What you should do → Please set down all the lines beneath this one exactly, without the pictures.

Dataset content →
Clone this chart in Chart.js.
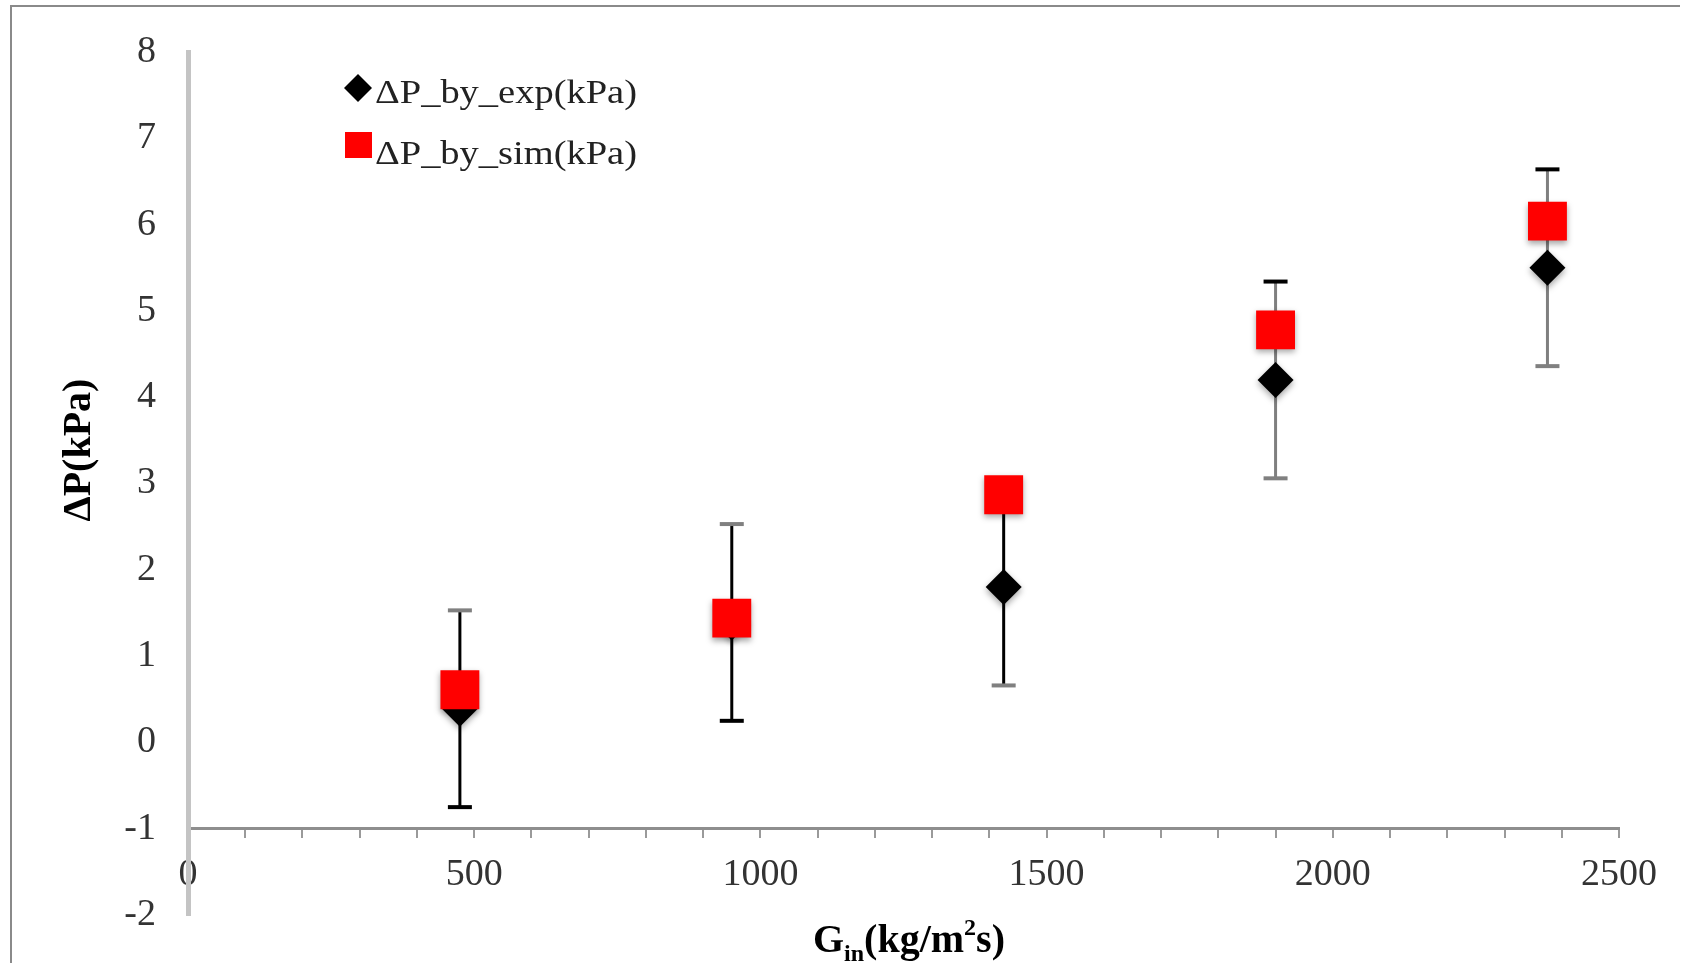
<!DOCTYPE html>
<html>
<head>
<meta charset="utf-8">
<script src="https://cdn.jsdelivr.net/npm/chart.js@4.4.1/dist/chart.umd.min.js"></script>
<style>
  html, body { margin: 0; padding: 0; background: #ffffff; }
  #wrap { position: relative; width: 1681px; height: 963px; overflow: hidden; }
  #frame { position: absolute; left: 10px; top: 5px; width: 1668px; height: 970px;
           border-top: 2px solid #8a8a8a; border-left: 2px solid #8a8a8a; pointer-events: none; }
  canvas { position: absolute; left: 0; top: 0; }
</style>
</head>
<body>
<div id="wrap">
  <canvas id="c" width="1681" height="963"></canvas>
  <div id="frame"></div>
</div>
<script>
// ---- data ----
const massFlux = [475, 950, 1425, 1900, 2375];          // G_in (kg/m2s)
const dpExp    = [0.39, 1.39, 1.80, 4.20, 5.50];        // ΔP_by_exp (kPa)
const dpSim    = [0.61, 1.44, 2.87, 4.78, 6.04];        // ΔP_by_sim (kPa)
const dpExpErr = [1.14, 1.14, 1.14, 1.14, 1.14];        // error bar half-length (kPa)
const xTickValues = [0, 500, 1000, 1500, 2000, 2500];
const yTickValues = [-2, -1, 0, 1, 2, 3, 4, 5, 6, 7, 8];
const seriesNames = ['ΔP_by_exp(kPa)', 'ΔP_by_sim(kPa)'];

// ---- styles ----
const SERIF = "'Liberation Serif', 'Times New Roman', serif";
const stemColors   = ['#000000', '#000000', '#000000', '#7f7f7f', '#7f7f7f'];
const topCapColors = ['#808080', '#808080', '#000000', '#000000', '#000000'];
const botCapColors = ['#000000', '#000000', '#808080', '#808080', '#808080'];

const errorBarPlugin = {
  id: 'errorBars',
  beforeDatasetsDraw(chart) {
    const {ctx, scales: {x, y}} = chart;
    ctx.save();
    for (let i = 0; i < massFlux.length; i++) {
      const px = x.getPixelForValue(massFlux[i]);
      const yTop = y.getPixelForValue(dpExp[i] + dpExpErr[i]);
      const yBot = y.getPixelForValue(dpExp[i] - dpExpErr[i]);
      ctx.strokeStyle = stemColors[i];
      ctx.lineWidth = 3;
      ctx.beginPath(); ctx.moveTo(px, yTop); ctx.lineTo(px, yBot); ctx.stroke();
      ctx.lineWidth = 4;
      ctx.strokeStyle = topCapColors[i];
      ctx.beginPath(); ctx.moveTo(px - 12, yTop); ctx.lineTo(px + 12, yTop); ctx.stroke();
      ctx.strokeStyle = botCapColors[i];
      ctx.beginPath(); ctx.moveTo(px - 12, yBot); ctx.lineTo(px + 12, yBot); ctx.stroke();
    }
    ctx.restore();
  }
};

const shadowPlugin = {
  id: 'markerShadow',
  beforeDatasetDraw(chart) {
    const ctx = chart.ctx;
    ctx.save();
    ctx.shadowColor = 'rgba(0,0,0,0.35)';
    ctx.shadowBlur = 6;
    ctx.shadowOffsetX = 0;
    ctx.shadowOffsetY = 3;
  },
  afterDatasetDraw(chart) {
    chart.ctx.restore();
  }
};

const decorPlugin = {
  id: 'decor',
  afterDraw(chart) {
    const ctx = chart.ctx;
    ctx.save();
    // legend
    ctx.fillStyle = '#000000';
    ctx.beginPath();
    ctx.moveTo(358, 74); ctx.lineTo(372, 88); ctx.lineTo(358, 102); ctx.lineTo(344, 88);
    ctx.closePath(); ctx.fill();
    ctx.fillStyle = '#ff0000';
    ctx.fillRect(345, 132, 27, 26);
    ctx.fillStyle = '#222222';
    ctx.font = '34px ' + SERIF;
    ctx.textAlign = 'left';
    ctx.textBaseline = 'alphabetic';
    const legendTexts = [[seriesNames[0], 103], [seriesNames[1], 164]];
    legendTexts.forEach(([t, by]) => {
      const w = ctx.measureText(t).width;
      ctx.save();
      ctx.translate(375, by);
      ctx.scale(262 / w, 1);
      ctx.fillText(t, 0, 0);
      ctx.restore();
    });

    // y title
    ctx.fillStyle = '#000000';
    ctx.save();
    ctx.translate(80, 450);
    ctx.rotate(-Math.PI / 2);
    ctx.font = 'bold 40px ' + SERIF;
    ctx.textAlign = 'center';
    ctx.textBaseline = 'middle';
    ctx.fillText('ΔP(kPa)', 0, 0);
    ctx.restore();

    // x title with subscript and superscript
    const parts = [
      {t: 'G', s: 40, dy: 0},
      {t: 'in', s: 24, dy: 9},
      {t: '(kg/m', s: 40, dy: 0},
      {t: '2', s: 24, dy: -17},
      {t: 's)', s: 40, dy: 0}
    ];
    let total = 0;
    parts.forEach(p => { ctx.font = 'bold ' + p.s + 'px ' + SERIF; p.w = ctx.measureText(p.t).width; total += p.w; });
    let cx = 909 - total / 2;
    ctx.textAlign = 'left';
    ctx.textBaseline = 'alphabetic';
    parts.forEach(p => {
      ctx.font = 'bold ' + p.s + 'px ' + SERIF;
      ctx.fillText(p.t, cx, 952 + p.dy);
      cx += p.w;
    });
    ctx.restore();
  }
};

new Chart(document.getElementById('c'), {
  type: 'scatter',
  data: {
    datasets: [
      {
        label: seriesNames[0],
        data: massFlux.map((g, i) => ({x: g, y: dpExp[i]})),
        pointStyle: 'rectRot',
        pointRadius: 18,
        backgroundColor: '#000000',
        borderWidth: 0,
        order: 1,
        clip: false
      },
      {
        label: seriesNames[1],
        data: massFlux.map((g, i) => ({x: g, y: dpSim[i]})),
        pointStyle: 'rect',
        pointRadius: 27.5,
        backgroundColor: '#ff0000',
        borderWidth: 0,
        order: 0,
        clip: false
      }
    ]
  },
  options: {
    responsive: false,
    animation: false,
    events: [],
    devicePixelRatio: 1,
    layout: { padding: { left: 0, top: 52, right: 62, bottom: 48 } },
    plugins: { legend: { display: false }, tooltip: { enabled: false } },
    scales: {
      x: {
        type: 'linear',
        min: 0, max: 2500,
        position: { y: -1 },
        afterFit: s => { s.height = 42; s.paddingTop = 0; s.paddingBottom = 0; },
        border: { display: true, color: '#8e8e8e', width: 3 },
        grid: { display: true, drawOnChartArea: false, drawTicks: true, tickLength: 8, color: '#9a9a9a', lineWidth: 2 },
        ticks: {
          stepSize: 100,
          maxTicksLimit: 100,
          autoSkip: false,
          maxRotation: 0,
          padding: 16,
          color: '#333333',
          font: { family: SERIF, size: 38 },
          callback: v => xTickValues.includes(v) ? String(v) : ''
        }
      },
      y: {
        type: 'linear',
        min: -2, max: 8,
        position: 'left',
        afterFit: s => { s.width = 188; s.paddingTop = 0; s.paddingBottom = 0; },
        border: { display: true, color: '#c4c4c4', width: 5 },
        grid: { display: false, drawTicks: false },
        ticks: {
          stepSize: 1,
          padding: 32,
          color: '#333333',
          font: { family: SERIF, size: 38 },
          callback: v => yTickValues.includes(v) ? String(v) : ''
        }
      }
    }
  },
  plugins: [errorBarPlugin, shadowPlugin, decorPlugin]
});
</script>
</body>
</html>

Output of the task →
Clone this chart in Chart.js.
<!DOCTYPE html>
<html>
<head>
<meta charset="utf-8">
<script src="https://cdn.jsdelivr.net/npm/chart.js@4.4.1/dist/chart.umd.min.js"></script>
<style>
  html, body { margin: 0; padding: 0; background: #ffffff; }
  #wrap { position: relative; width: 1681px; height: 963px; overflow: hidden; }
  #frame { position: absolute; left: 10px; top: 5px; width: 1668px; height: 970px;
           border-top: 2px solid #8a8a8a; border-left: 2px solid #8a8a8a; pointer-events: none; }
  canvas { position: absolute; left: 0; top: 0; }
</style>
</head>
<body>
<div id="wrap">
  <canvas id="c" width="1681" height="963"></canvas>
  <div id="frame"></div>
</div>
<script>
// ---- data ----
const massFlux = [475, 950, 1425, 1900, 2375];          // G_in (kg/m2s)
const dpExp    = [0.39, 1.39, 1.80, 4.20, 5.50];        // ΔP_by_exp (kPa)
const dpSim    = [0.61, 1.44, 2.87, 4.78, 6.04];        // ΔP_by_sim (kPa)
const dpExpErr = [1.14, 1.14, 1.14, 1.14, 1.14];        // error bar half-length (kPa)
const xTickValues = [0, 500, 1000, 1500, 2000, 2500];
const yTickValues = [-2, -1, 0, 1, 2, 3, 4, 5, 6, 7, 8];
const seriesNames = ['ΔP_by_exp(kPa)', 'ΔP_by_sim(kPa)'];

// ---- styles ----
const SERIF = "'Liberation Serif', 'Times New Roman', serif";
const stemColors   = ['#000000', '#000000', '#000000', '#7f7f7f', '#7f7f7f'];
const topCapColors = ['#808080', '#808080', '#000000', '#000000', '#000000'];
const botCapColors = ['#000000', '#000000', '#808080', '#808080', '#808080'];

const errorBarPlugin = {
  id: 'errorBars',
  beforeDatasetsDraw(chart) {
    const {ctx, scales: {x, y}} = chart;
    ctx.save();
    for (let i = 0; i < massFlux.length; i++) {
      const px = x.getPixelForValue(massFlux[i]);
      const yTop = y.getPixelForValue(dpExp[i] + dpExpErr[i]);
      const yBot = y.getPixelForValue(dpExp[i] - dpExpErr[i]);
      ctx.strokeStyle = stemColors[i];
      ctx.lineWidth = 3;
      ctx.beginPath(); ctx.moveTo(px, yTop); ctx.lineTo(px, yBot); ctx.stroke();
      ctx.lineWidth = 4;
      ctx.strokeStyle = topCapColors[i];
      ctx.beginPath(); ctx.moveTo(px - 12, yTop); ctx.lineTo(px + 12, yTop); ctx.stroke();
      ctx.strokeStyle = botCapColors[i];
      ctx.beginPath(); ctx.moveTo(px - 12, yBot); ctx.lineTo(px + 12, yBot); ctx.stroke();
    }
    ctx.restore();
  }
};

const shadowPlugin = {
  id: 'markerShadow',
  beforeDatasetDraw(chart) {
    const ctx = chart.ctx;
    ctx.save();
    ctx.shadowColor = 'rgba(0,0,0,0.35)';
    ctx.shadowBlur = 6;
    ctx.shadowOffsetX = 0;
    ctx.shadowOffsetY = 3;
  },
  afterDatasetDraw(chart) {
    chart.ctx.restore();
  }
};

const decorPlugin = {
  id: 'decor',
  afterDraw(chart) {
    const ctx = chart.ctx;
    ctx.save();
    // legend
    ctx.fillStyle = '#000000';
    ctx.beginPath();
    ctx.moveTo(358, 74); ctx.lineTo(372, 88); ctx.lineTo(358, 102); ctx.lineTo(344, 88);
    ctx.closePath(); ctx.fill();
    ctx.fillStyle = '#ff0000';
    ctx.fillRect(345, 132, 27, 26);
    ctx.fillStyle = '#222222';
    ctx.font = '34px ' + SERIF;
    ctx.textAlign = 'left';
    ctx.textBaseline = 'alphabetic';
    const legendTexts = [[seriesNames[0], 103], [seriesNames[1], 164]];
    legendTexts.forEach(([t, by]) => {
      const w = ctx.measureText(t).width;
      ctx.save();
      ctx.translate(375, by);
      ctx.scale(262 / w, 1);
      ctx.fillText(t, 0, 0);
      ctx.restore();
    });

    // y title
    ctx.fillStyle = '#000000';
    ctx.save();
    ctx.translate(80, 450);
    ctx.rotate(-Math.PI / 2);
    ctx.font = 'bold 40px ' + SERIF;
    ctx.textAlign = 'center';
    ctx.textBaseline = 'middle';
    ctx.fillText('ΔP(kPa)', 0, 0);
    ctx.restore();

    // x title with subscript and superscript
    const parts = [
      {t: 'G', s: 40, dy: 0},
      {t: 'in', s: 24, dy: 9},
      {t: '(kg/m', s: 40, dy: 0},
      {t: '2', s: 24, dy: -17},
      {t: 's)', s: 40, dy: 0}
    ];
    let total = 0;
    parts.forEach(p => { ctx.font = 'bold ' + p.s + 'px ' + SERIF; p.w = ctx.measureText(p.t).width; total += p.w; });
    let cx = 909 - total / 2;
    ctx.textAlign = 'left';
    ctx.textBaseline = 'alphabetic';
    parts.forEach(p => {
      ctx.font = 'bold ' + p.s + 'px ' + SERIF;
      ctx.fillText(p.t, cx, 952 + p.dy);
      cx += p.w;
    });
    ctx.restore();
  }
};

new Chart(document.getElementById('c'), {
  type: 'scatter',
  data: {
    datasets: [
      {
        label: seriesNames[0],
        data: massFlux.map((g, i) => ({x: g, y: dpExp[i]})),
        pointStyle: 'rectRot',
        pointRadius: 18,
        backgroundColor: '#000000',
        borderWidth: 0,
        order: 1,
        clip: false
      },
      {
        label: seriesNames[1],
        data: massFlux.map((g, i) => ({x: g, y: dpSim[i]})),
        pointStyle: 'rect',
        pointRadius: 27.5,
        backgroundColor: '#ff0000',
        borderWidth: 0,
        order: 0,
        clip: false
      }
    ]
  },
  options: {
    responsive: false,
    animation: false,
    events: [],
    devicePixelRatio: 1,
    layout: { padding: { left: 0, top: 52, right: 62, bottom: 48 } },
    plugins: { legend: { display: false }, tooltip: { enabled: false } },
    scales: {
      x: {
        type: 'linear',
        min: 0, max: 2500,
        position: { y: -1 },
        afterFit: s => { s.height = 42; s.paddingTop = 0; s.paddingBottom = 0; },
        border: { display: true, color: '#8e8e8e', width: 3 },
        grid: { display: true, drawOnChartArea: false, drawTicks: true, tickLength: 8, color: '#9a9a9a', lineWidth: 2 },
        ticks: {
          stepSize: 100,
          maxTicksLimit: 100,
          autoSkip: false,
          maxRotation: 0,
          padding: 16,
          color: '#333333',
          font: { family: SERIF, size: 38 },
          callback: v => xTickValues.includes(v) ? String(v) : ''
        }
      },
      y: {
        type: 'linear',
        min: -2, max: 8,
        position: 'left',
        afterFit: s => { s.width = 188; s.paddingTop = 0; s.paddingBottom = 0; },
        border: { display: true, color: '#c4c4c4', width: 5 },
        grid: { display: false, drawTicks: false },
        ticks: {
          stepSize: 1,
          padding: 32,
          color: '#333333',
          font: { family: SERIF, size: 38 },
          callback: v => yTickValues.includes(v) ? String(v) : ''
        }
      }
    }
  },
  plugins: [errorBarPlugin, shadowPlugin, decorPlugin]
});
</script>
</body>
</html>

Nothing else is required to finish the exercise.